Slay excels in man-coverage, with impressive speed and instincts to feel his way down routes while able to keep an eye on the ball and adjust for its flight path, playing the pigskin as opposed to the receiver and drawing fewer penalties as a result. He’s aggressive at the line-of-scrimmage and is at his best when scanning the field and peeling off his assignment to make a heroic play.

However, his production has dropped over the last few seasons and while this can be attributed to the entire defense struggling to battle against the tide, he has five picks in the last two years combined after a stunning eight in 2017 alone, for instance…a year where he had TWENTY SIX passes defensed (Spoiler: Their defense was bad then as well) The Lions also ranked at the bottom of the league in passing yards, which again is less than ideal but not truly reflective of his play.

Slay allowed a 55% completion percentage in 2019 and a 46.8% in 2018, giving up 9 touchdowns combined in those two years. Not bad…

The price

What we have to bear in mind here is that this would be a one-year rental. Already costing $13.4M against the cap, the incentive would be to sign Slay to a long-term extension. That’s all well and good, but he’s going to want top dollar. And if we compare him to the average salaries of the most expensive corners in the league…

Xavien Howard: $15.1M
Trumaine Johnson: $14.2M
Xavier Rhodes: $14M

…it’s safe to say he will want a similar payday. You can make the argument that he isn’t realistically a top-10 corner anymore (subject to change).

If we’re to name top-10 corners off the dome (This is subjective so feel free to disagree), how far down the list do you go until Slay’s name pops into mind?

Stephon Gilmore
Marshon Lattimore
Tre’davious White
Marlon Humphrey
Richard Sherman
Marcus Peters
Jalen Ramsey

You get the picture.

The issue here is that the Eagles really don’t like giving money upfront, just ask Malcolm Jenkins. It’s backloaded deals laden with incentives and room for manouverabiltiy. If the Eagles are going to be paying that kind of money, why not just go all-in on the younger, more schematically fitting Byron Jones on a long-term deal where you don’t give up assets?

The trade itself

The ESPN Trade machine article noted that the Eagles could give up Sidney Jones and a third-round pick. This makes sense due to the fact that Undlin is now the Lions’ defensive coordinator and has worked with Jones his entire career. The compensatory picks may push the Eagles into giving one up knowing they have plenty more at their disposal, too.

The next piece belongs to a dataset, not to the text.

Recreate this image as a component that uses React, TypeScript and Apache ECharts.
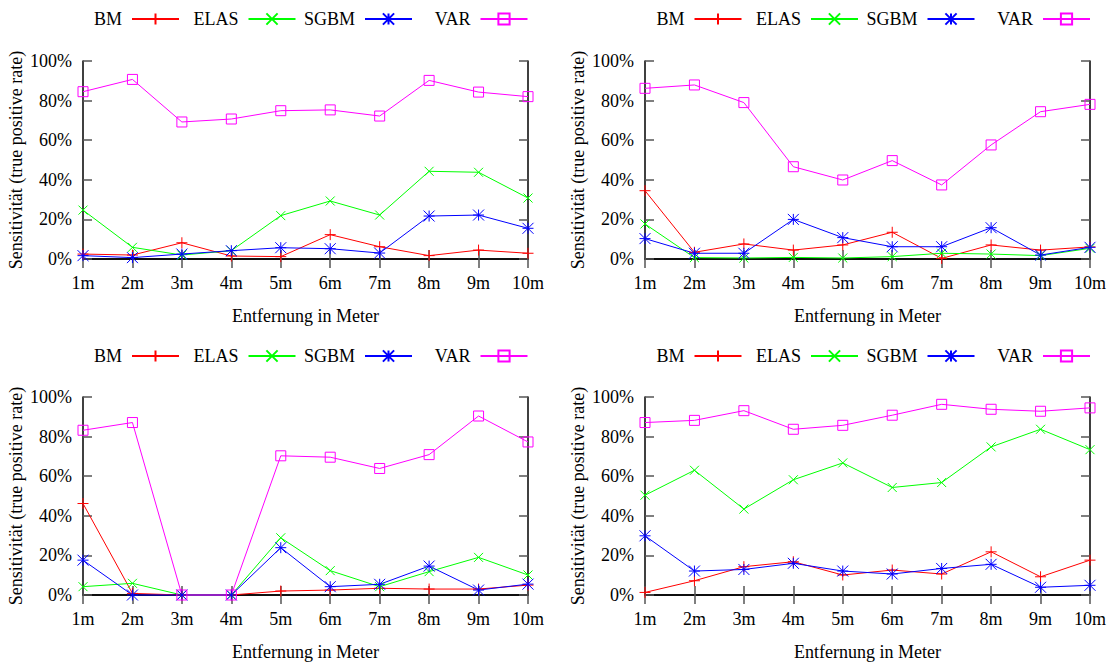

But what’s the motive of a trade for Slay? Is he a borderline elite talent? I don’t know. He’s absolutely an upgrade over what the Eagles have now, but this kind of move has to come with a pre-meditated aim to build the position. Slay is slightly older and if they can sign him to a shorter-term deal, it buys them time to develop the next in line. If Slay doesn’t play ball and wants a five-year deal, that’s where this may get problematic.

The Eagles need to work out how they want to construct the cornerback position. If it’s through the youth infusion and development, let Slay take the reins. if it’s ready to win now, go all-in on Byron Jones and beyond.